For petitioners requiring consular processing, the consular appointment wait time is typically the longest and most variable component of the aggregate timeline. Building the timeline plan around a confirmed or expected consular appointment date — obtained by scheduling the appointment immediately after the USCIS petition is filed and before the USCIS decision is received — allows the petitioner to begin the consular scheduling process in parallel with USCIS processing rather than sequentially. The appointment can be cancelled if circumstances change, but having the appointment on the calendar ensures that the petitioner is positioned to complete the consular step as quickly as possible after USCIS approval.

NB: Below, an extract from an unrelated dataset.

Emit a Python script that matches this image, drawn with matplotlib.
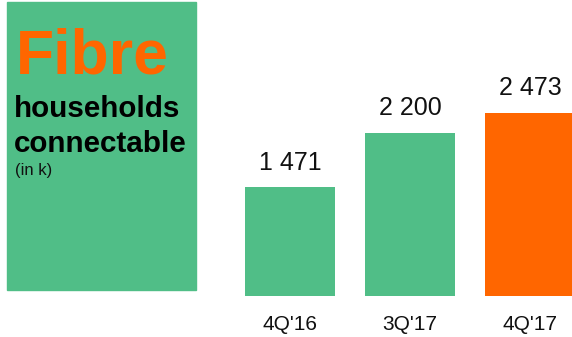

Documentation preparation and the petition assembly phase are often the most controllable components of the timeline, and petitioners who invest in thorough pre-filing preparation — complete evidence assembly, pre-submission expert letter review, and a petition letter that addresses the regulatory criteria comprehensively — reduce the risk of an RFE that would restart the premium processing clock and extend the total resolution timeline. A petition that requires no RFE cycle is resolved in three weeks; a petition that generates one RFE cycle is resolved in three weeks plus the RFE response time plus an additional three weeks. The investment in complete petition preparation before filing is repaid many times over in avoided timeline extensions and reduced planning uncertainty.